Trade politics

From the earliest days of the Colonies, American-made goods and services have gone out across the seas to virtually every nation. Call it Yankee acumen - or plain old inventiveness - but Americans prospered as they sold their goods overseas.

Now America's commercial eminence abroad is directly threatened: by high interest rates and an overly strong dollar, which make US goods expensive relative to products from other nations; by the stepped-up marketing skills of other trading nations, particularly low-wage Asian producers; and by the day-in and day-out raising of scores of protectionist barriers designed to shore up local industries in many nations by inhibiting the flow of international commerce.

Far too often, such laws are specifically directed against commerce from the United States.

For all their campaign talk about deficits, interest rates, and the American economy, neither President Reagan nor challenger Walter Mondale is yet engaging in a substantive discussion of the underlying challenges to the US standard of living implicit in the mounting American trade deficit. Neither candidate has yet to acknowledge fully that America's long-range financial well-being is directly linked to an expanding international commerce. Neither candidate has fully acknowledged that the changes, the ''downsizing,'' now taking place in many key US industries - steel and autos, for example - are part of a larger, worldwide shift that will continue and most likely intensify, no matter which candidate is elected.

American economic leaders of even four or five decades ago, not to mention the Colonial period, would be astounded at the extent to which the US has become a net importer of goods, services, and capital.

What is clearly needed is a twofold response:

* Some clear talk from the two candidates about America's worldwide trade position.

* Establishment of a long-range Washington policy for renewing America's commercial thrust. Such a policy need not involve a national ''industrial policy ,'' more often favored by Democrats, and generally criticized by free-market-oriented conservatives. At the very least, the US needs a Cabinet-level office that can more explicity coordinate the various trade-related functions now spread throughout the federal government. Virtually every major industrial nation has a far more centralized and goal-oriented trade policy than does the United States.

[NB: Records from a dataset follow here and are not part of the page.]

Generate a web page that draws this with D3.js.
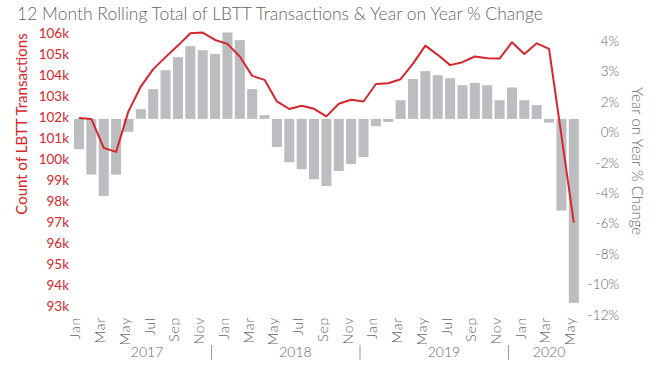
<!DOCTYPE html>
<meta charset="utf-8">
<head>
	<title>LBTT Transactions</title>
	<style>
		body {
		    margin:0px;
		    background:#fff;
		}
		text {
		    font-family: 'Lato', sans-serif;
		}
	</style>
</head>
<body>
	<svg id="chart" width="662" height="374"></svg>

	<script src="https://cdnjs.cloudflare.com/ajax/libs/d3/7.8.5/d3.min.js"></script>
	<script>
		// 12 month rolling total of transactions (count)
		var rollingTotal = [
			101950, 101910, 100530, 100340, 102270, 103450, 104280, 104850, 105400, 105990, 106020, 105670,
			105480, 104880, 103960, 103770, 102740, 102380, 102540, 102390, 102030, 102630, 102820, 102740,
			103570, 103610, 103800, 104540, 105400, 104960, 104470, 104610, 104880, 104800, 104780, 105560,
			105000, 105510, 105240, 101110, 96970
		];

		// year on year % change (bars)
		var yoyChange = [
			-1.78, -3.27, -4.53, -3.28, -0.76, 0.57, 1.75, 2.86, 3.63, 4.28, 4.04, 3.82,
			5.08, 4.63, 1.75, 0.22, -1.65, -2.55, -2.96, -3.55, -3.94, -3.06, -2.66, -2.24,
			-0.43, -0.18, 1.10, 2.34, 2.81, 2.57, 2.39, 1.98, 2.12, 1.98, 1.10, 1.85,
			1.10, 0.81, -0.22, -5.39, -10.82
		];

		var leftTicks = [93000, 94000, 95000, 96000, 97000, 98000, 99000, 100000, 101000, 102000, 103000, 104000, 105000, 106000];
		var rightTickLabels = ["4%", "3%", "2%", "0%", "-2%", "-4%", "-6%", "-8%", "-10%", "-12%"];
		var years = ["2017", "2018", "2019", "2020"];

		var months = d3.timeMonths(new Date(2017, 0, 1), new Date(2020, 5, 1));
		var monthKey = d3.timeFormat("%Y-%m");
		var monthName = d3.timeFormat("%b");

		var red = "#d6262d", grey = "#666", barGrey = "#bcbdc1";

		var svg = d3.select("#chart");

		var x = d3.scaleBand()
			.domain(months.map(monthKey))
			.range([72.8, 580])
			.paddingInner(0.19)
			.paddingOuter(0.095);

		function xc(k) { return x(k) + x.bandwidth() / 2; }

		var yL = d3.scaleLinear().domain([93000, 106000]).range([306, 33]);
		var yR = d3.scaleLinear().domain([-11, 5.05]).range([306, 33]);
		var yLab = d3.scalePoint().domain(rightTickLabels).range([41, 315]);

		// title
		svg.append("text")
			.attr("x", 17)
			.attr("y", 20)
			.style("font-size", "17.5px")
			.style("font-weight", 300)
			.style("fill", grey)
			.text("12 Month Rolling Total of LBTT Transactions & Year on Year % Change");

		// bars
		svg.append("g")
			.selectAll("rect")
			.data(months)
			.enter().append("rect")
			.attr("x", function(d) { return x(monthKey(d)); })
			.attr("width", x.bandwidth())
			.attr("y", function(d, i) { return yR(Math.max(0, yoyChange[i])); })
			.attr("height", function(d, i) { return Math.abs(yR(yoyChange[i]) - yR(0)); })
			.attr("fill", barGrey);

		// line
		var line = d3.line()
			.x(function(d, i) { return xc(monthKey(months[i])); })
			.y(function(d) { return yL(d); });

		svg.append("path")
			.datum(rollingTotal)
			.attr("d", line)
			.attr("fill", "none")
			.attr("stroke", red)
			.attr("stroke-width", 2)
			.attr("stroke-linejoin", "round");

		// left axis
		var gl = svg.append("g")
			.attr("transform", "translate(69,0)")
			.call(d3.axisLeft(yL).tickValues(leftTicks).tickSize(0).tickPadding(0)
				.tickFormat(function(d) { return (d / 1000) + "k"; }));
		gl.select(".domain").remove();
		gl.selectAll("text")
			.style("font-family", "Lato")
			.style("font-size", "13.5px")
			.style("fill", red);

		// right axis
		var gr = svg.append("g")
			.attr("transform", "translate(619,0)")
			.call(d3.axisLeft(yLab).tickSize(0).tickPadding(0));
		gr.select(".domain").remove();
		gr.selectAll("text")
			.style("font-family", "Lato")
			.style("font-size", "13.5px")
			.style("font-weight", 300)
			.style("fill", grey);

		// axis titles
		svg.append("text")
			.attr("transform", "translate(27,124) rotate(-90)")
			.attr("text-anchor", "middle")
			.style("font-size", "15px")
			.style("fill", red)
			.text("Count of LBTT Transactions");

		svg.append("text")
			.attr("transform", "translate(632,161) rotate(90)")
			.attr("text-anchor", "middle")
			.style("font-size", "15px")
			.style("font-weight", 300)
			.style("fill", grey)
			.text("Year on Year % Change");

		// month labels
		var gx = svg.append("g")
			.attr("transform", "translate(0,317)")
			.call(d3.axisBottom(x)
				.tickValues(months.filter(function(d) { return d.getMonth() % 2 == 0; }).map(monthKey))
				.tickSize(0)
				.tickFormat(function(k) { return monthName(d3.timeParse("%Y-%m")(k)); }));
		gx.select(".domain").remove();
		gx.selectAll("text")
			.attr("transform", "rotate(-90)")
			.attr("x", 0)
			.attr("y", 0)
			.attr("dy", "0.1em")
			.style("text-anchor", "end")
			.style("font-family", "Lato")
			.style("font-size", "14px")
			.style("letter-spacing", "0.8px")
			.style("font-weight", 300)
			.style("fill", grey);

		// year labels + separators
		years.forEach(function(yr, i) {
			var ms = months.filter(function(d) { return d.getFullYear() == +yr; });
			var first = xc(monthKey(ms[0])), last = xc(monthKey(ms[ms.length - 1]));
			svg.append("text")
				.attr("x", (first + last) / 2)
				.attr("y", 357)
				.attr("text-anchor", "middle")
				.style("font-size", "14px")
				.style("font-weight", 300)
				.style("fill", grey)
				.text(yr);
			if (i < years.length - 1) {
				var sx = last - x.bandwidth() * 0.35;
				svg.append("line")
					.attr("x1", sx).attr("x2", sx)
					.attr("y1", 345).attr("y2", 360)
					.attr("stroke", "#999")
					.attr("stroke-width", 1);
			}
		});
	</script>
</body>
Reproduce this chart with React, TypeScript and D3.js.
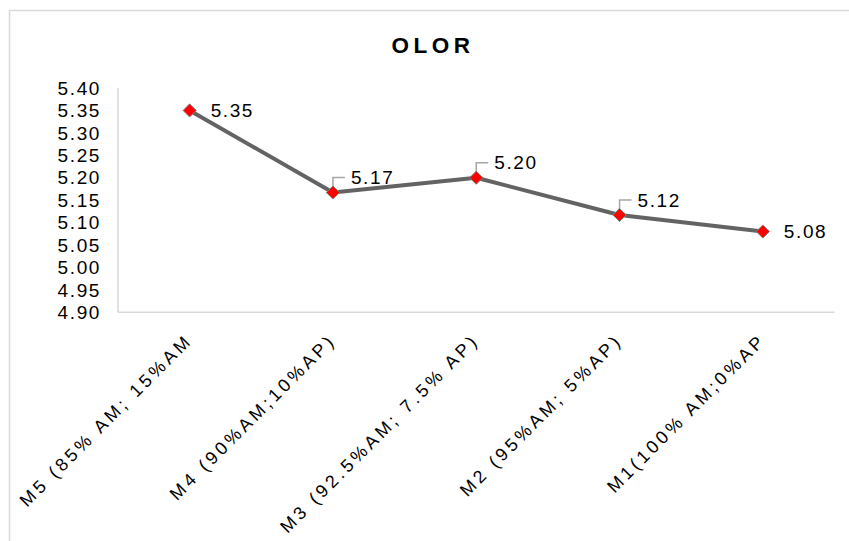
import React from "react";
import * as d3 from "d3";

const categories = [
  "M5 (85% AM; 15%AM",
  "M4 (90%AM;10%AP)",
  "M3 (92.5%AM; 7.5% AP)",
  "M2 (95%AM; 5%AP)",
  "M1(100% AM;0%AP",
];
const values = [5.35, 5.167, 5.2, 5.117, 5.08];
const yTicks = [4.9, 4.95, 5.0, 5.05, 5.1, 5.15, 5.2, 5.25, 5.3, 5.35, 5.4];
const leader = [false, true, true, true, false];
const title = "OLOR";

const W = 849;
const H = 541;
const plot = { left: 118, right: 834.5, top: 88, bottom: 312.3 };
const FONT = "'Liberation Sans', Arial, sans-serif";

export default function App() {
  const x = d3
    .scaleBand<string>()
    .domain(categories)
    .range([plot.left, plot.right]);
  const y = d3.scaleLinear().domain([4.9, 5.4]).range([plot.bottom, plot.top]);
  const cx = (c: string) => (x(c) as number) + x.bandwidth() / 2;
  const line = d3
    .line<number>()
    .x((_, i) => cx(categories[i]))
    .y((d) => y(d));

  return (
    <svg
      width={W}
      height={H}
      style={{ position: "absolute", left: 0, top: 0, background: "#fff" }}
      fontFamily={FONT}
    >
      <rect x={9.5} y={10.5} width={W + 10} height={H + 10} fill="#fff" stroke="#d9d9d9" strokeWidth={1.5} />
      <text
        x={433}
        y={52.5}
        textAnchor="middle"
        fontSize={22.5}
        fontWeight="bold"
        letterSpacing={4.5}
        fill="#000"
      >
        {title}
      </text>
      {/* axes */}
      <line x1={plot.left} x2={plot.left} y1={plot.top} y2={plot.bottom} stroke="#d9d9d9" strokeWidth={1.5} />
      <line x1={plot.left} x2={plot.right} y1={plot.bottom} y2={plot.bottom} stroke="#d9d9d9" strokeWidth={1.5} />
      {yTicks.map((t) => (
        <text
          key={t}
          x={101}
          y={y(t)}
          dy="0.35em"
          textAnchor="end"
          fontSize={19}
          letterSpacing={1.6}
          fill="#000"
        >
          {t.toFixed(2)}
        </text>
      ))}
      {categories.map((c) => (
        <text
          key={c}
          transform={`translate(${cx(c) + 4},${plot.bottom + 29}) rotate(-45)`}
          textAnchor="end"
          fontSize={18}
          letterSpacing={3.5}
          fill="#000"
        >
          {c}
        </text>
      ))}
      <path d={line(values) ?? ""} fill="none" stroke="#636363" strokeWidth={4} strokeLinejoin="round" />
      {values.map((v, i) => {
        const px = cx(categories[i]);
        const py = y(v);
        return (
          <g key={i}>
            {leader[i] && (
              <polyline
                points={`${px},${py - 5} ${px},${py - 15} ${px + 12},${py - 15}`}
                fill="none"
                stroke="#a6a6a6"
                strokeWidth={1.5}
              />
            )}
            <path
              d={d3.symbol(d3.symbolDiamond2 ?? d3.symbolSquare, 110)() ?? ""}
              transform={`translate(${px},${py}) rotate(${d3.symbolDiamond2 ? 0 : 45})`}
              fill="#ff0000"
              stroke="#7f7f7f"
              strokeWidth={1}
            />
            <text
              x={leader[i] ? px + 18 : px + 21}
              y={leader[i] ? py - 15 : py}
              dy="0.35em"
              fontSize={19}
              letterSpacing={1.6}
              fill="#000"
            >
              {v.toFixed(2)}
            </text>
          </g>
        );
      })}
    </svg>
  );
}
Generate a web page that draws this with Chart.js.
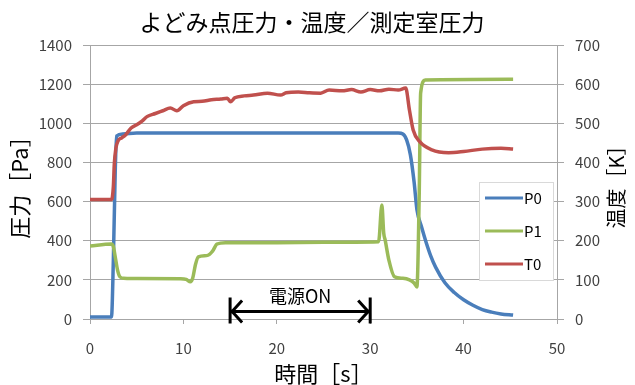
<!DOCTYPE html>
<html>
<head>
<meta charset="utf-8">
<script src="https://cdn.jsdelivr.net/npm/chart.js@4"></script>
<style>
  body { margin: 0; background: #fff; }
  #wrap { width: 635px; height: 385px; }
</style>
</head>
<body>
<div id="wrap"><canvas id="chart" width="635" height="385"></canvas></div>
<script>
// よどみ点圧力 P0 [Pa]
const p0Time = [0, 2.3, 2.5, 2.7, 2.85, 3.5, 5, 10, 20, 33, 33.5, 33.9, 34.3, 34.7, 35, 35.5, 36, 36.5, 37, 38, 39, 40, 41, 42, 43, 44, 45.3];
const p0Vals = [10, 10, 300, 750, 935, 945, 950, 950, 950, 950, 945, 915, 840, 700, 560, 470, 390, 320, 265, 185, 135, 98, 70, 48, 35, 26, 20];

// 測定室圧力 P1 [Pa]
const p1Time = [0, 2.3, 2.5, 2.7, 2.95, 3.2, 3.6, 4.5, 9.7, 10.3, 10.75, 11.0, 11.3, 11.6, 12.6, 13.1, 13.6, 14.5, 20, 25, 30.9, 31.25, 31.45, 31.6, 32.0, 32.6, 33.5, 34.2, 34.7, 35.0, 35.25, 35.4, 35.9, 45.3];
const p1Vals = [373, 383, 370, 318, 250, 216, 208, 207, 206, 202, 190, 210, 280, 318, 325, 345, 383, 390, 390, 392, 395, 582, 438, 404, 301, 216, 208, 200, 184, 164, 642, 1155, 1221, 1225];

// よどみ点温度 T0 [K]
const t0Time = [0, 2.3, 2.5, 2.6, 2.77, 3.0, 3.4, 3.8, 4.4, 5.0, 5.6, 6.1, 7.0, 7.8, 8.6, 9.3, 10.0, 11.1, 12.0, 13.0, 14.0, 14.7, 15.05, 15.5, 16.5, 17.5, 19.0, 20.4, 21.0, 22.3, 23.5, 24.7, 25.6, 27, 28, 29, 30, 31, 32, 33, 33.8, 34.2, 34.6, 35.3, 36.6, 38.4, 40, 42, 44, 45.3];
const t0Vals = [305, 305, 338, 395, 436, 455, 463, 470, 488, 496, 506, 517, 525, 532, 539, 532, 545, 555, 556, 560, 562, 564, 555, 565, 570, 572, 577, 572, 578, 580, 578, 577, 585, 583, 586, 580, 586, 583, 587, 585, 590, 534, 483, 453, 432, 425, 428, 434, 436, 434];

const pressureTicks = [0, 200, 400, 600, 800, 1000, 1200, 1400];
const tempTicks = [0, 100, 200, 300, 400, 500, 600, 700];
const timeTicks = [0, 10, 20, 30, 40, 50];

// 電源ON の区間
const powerOn = [15, 30];
const powerOnLevel = 38;

const FONT = '"Noto Sans CJK JP", "Noto Sans", sans-serif';

function toPoints(xs, ys) {
    return xs.map((x, i) => ({ x: x, y: ys[i] }));
}

const overlay = {
    id: 'overlay',
    afterDraw(chart) {
        const ctx = chart.ctx;
        const xs = chart.scales.x;
        const yp = chart.scales.y;

        // title
        ctx.save();
        ctx.fillStyle = '#000';
        ctx.font = '23px ' + FONT;
        ctx.textAlign = 'center';
        ctx.textBaseline = 'middle';
        ctx.fillText('よどみ点圧力・温度／測定室圧力', 312, 22);

        // right axis title (rotated like the left one)
        ctx.translate(616, 182);
        ctx.rotate(-Math.PI / 2);
        ctx.font = '20px ' + FONT;
        ctx.fillText('温度［K］', 0, 0);
        ctx.restore();

        // 電源ON arrow
        const x1 = xs.getPixelForValue(powerOn[0]);
        const x2 = xs.getPixelForValue(powerOn[1]);
        const y = yp.getPixelForValue(powerOnLevel);
        ctx.save();
        ctx.strokeStyle = '#000';
        ctx.lineWidth = 3;
        ctx.beginPath();
        ctx.moveTo(x1, y); ctx.lineTo(x2, y);
        ctx.moveTo(x1, y - 14); ctx.lineTo(x1, y + 12);
        ctx.moveTo(x2, y - 14); ctx.lineTo(x2, y + 12);
        ctx.moveTo(x1 + 12, y - 11); ctx.lineTo(x1 + 2, y); ctx.lineTo(x1 + 12, y + 11);
        ctx.moveTo(x2 - 12, y - 11); ctx.lineTo(x2 - 2, y); ctx.lineTo(x2 - 12, y + 11);
        ctx.stroke();
        ctx.fillStyle = '#000';
        ctx.font = '18px ' + FONT;
        ctx.textAlign = 'center';
        ctx.textBaseline = 'middle';
        ctx.fillText('電源ON', (x1 + x2) / 2, y - 15);
        ctx.restore();

        // legend box
        ctx.save();
        ctx.fillStyle = '#fff';
        ctx.fillRect(479, 182, 74, 98);
        ctx.strokeStyle = '#d9d9d9';
        ctx.lineWidth = 1;
        ctx.strokeRect(479.5, 182.5, 74, 98);
        ctx.font = '15px ' + FONT;
        ctx.textAlign = 'left';
        ctx.textBaseline = 'middle';
        chart.data.datasets.forEach((ds, i) => {
            const ly = 198 + i * 33;
            ctx.strokeStyle = ds.borderColor;
            ctx.lineWidth = 3;
            ctx.beginPath();
            ctx.moveTo(485, ly); ctx.lineTo(523, ly);
            ctx.stroke();
            ctx.fillStyle = '#000';
            ctx.fillText(ds.label, 524, ly);
        });
        ctx.restore();
    }
};

const plain = (v) => String(v);

const ctx = document.getElementById('chart').getContext('2d');
new Chart(ctx, {
    type: 'line',
    data: {
        datasets: [
            { label: 'P0', data: toPoints(p0Time, p0Vals), borderColor: '#4a7ebb', yAxisID: 'y', order: 2 },
            { label: 'P1', data: toPoints(p1Time, p1Vals), borderColor: '#9bbb59', yAxisID: 'y', order: 1 },
            { label: 'T0', data: toPoints(t0Time, t0Vals), borderColor: '#c0504d', yAxisID: 'y2', order: 0 }
        ]
    },
    options: {
        responsive: false,
        animation: false,
        layout: { padding: { top: 45, left: 0, right: 0, bottom: 0 } },
        elements: {
            point: { radius: 0 },
            line: { borderWidth: 3.5, cubicInterpolationMode: 'monotone', fill: false }
        },
        plugins: {
            legend: { display: false },
            tooltip: { enabled: false }
        },
        scales: {
            x: {
                type: 'linear',
                min: 0,
                max: 50,
                afterFit: (scale) => { scale.height = 66; },
                afterBuildTicks: (scale) => { scale.ticks = timeTicks.map(v => ({ value: v })); },
                grid: { drawOnChartArea: false, color: '#a6a6a6', tickLength: 5 },
                border: { color: '#a6a6a6' },
                ticks: { padding: 15, color: '#404040', font: { family: FONT, size: 15 }, callback: plain },
                title: {
                    display: true,
                    text: '時間［s］',
                    color: '#000',
                    font: { family: FONT, size: 22, lineHeight: 1 },
                    padding: { top: 0, bottom: 0 }
                }
            },
            y: {
                position: 'left',
                min: 0,
                max: 1400,
                afterFit: (scale) => { scale.width = 90; },
                afterBuildTicks: (scale) => { scale.ticks = pressureTicks.map(v => ({ value: v })); },
                grid: { color: '#a6a6a6', tickLength: 7 },
                border: { color: '#a6a6a6' },
                ticks: { padding: 11, color: '#404040', font: { family: FONT, size: 15 }, callback: plain },
                title: {
                    display: true,
                    text: '圧力［Pa］',
                    color: '#000',
                    font: { family: FONT, size: 22, lineHeight: 1 },
                    padding: { top: 9, bottom: 0 }
                }
            },
            y2: {
                position: 'right',
                min: 0,
                max: 700,
                afterFit: (scale) => { scale.width = 78; },
                afterBuildTicks: (scale) => { scale.ticks = tempTicks.map(v => ({ value: v })); },
                grid: { drawOnChartArea: false, color: '#a6a6a6', tickLength: 7 },
                border: { color: '#a6a6a6' },
                ticks: { padding: 11, color: '#404040', font: { family: FONT, size: 15 }, callback: plain }
            }
        }
    },
    plugins: [overlay]
});
</script>
</body>
</html>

If trade is considered in this year's election context, Mr. Reagan would seem to have an advantage. Mr. Mondale talks protectionism: He favors a domestic-content law, pushed by big labor, which would require that a high percentage of all cars sold in the US be assembled using US-made parts. Such a proposal could invite retaliation from abroad. Mondale has also unveiled a tougher protectionist policy on steel than has Reagan. He would impose measures to end the ''job-destroying influx'' of imported textiles, garments, and footwear. Such positions reinforce Mondale's support among older Americans - many of whom work in troubled Midwestern industries like steel and autos. This contrasts with Reagan's support among younger voters who look on imports more favorably.

Mr. Reagan's own performance on trade barriers also shows a sensitivity to domestic political calculations: The administration has entered into a number of ''voluntary'' market-sharing agreements; it has often taken a far too blase attitude toward continuing high interest rates, which drive up the value of the dollar. Indeed, Mondale has said he would stress the lowering of interest rates as one way to lower the dollar's value and help boost exports.

The protectionism-trade issue is obviously not a headline grabber. It seems dull.

Forget that. Hundreds of thousands of jobs in the United States are dependent on overseas trade. Jobs held by workers on assembly lines. And farmers. That's the rub.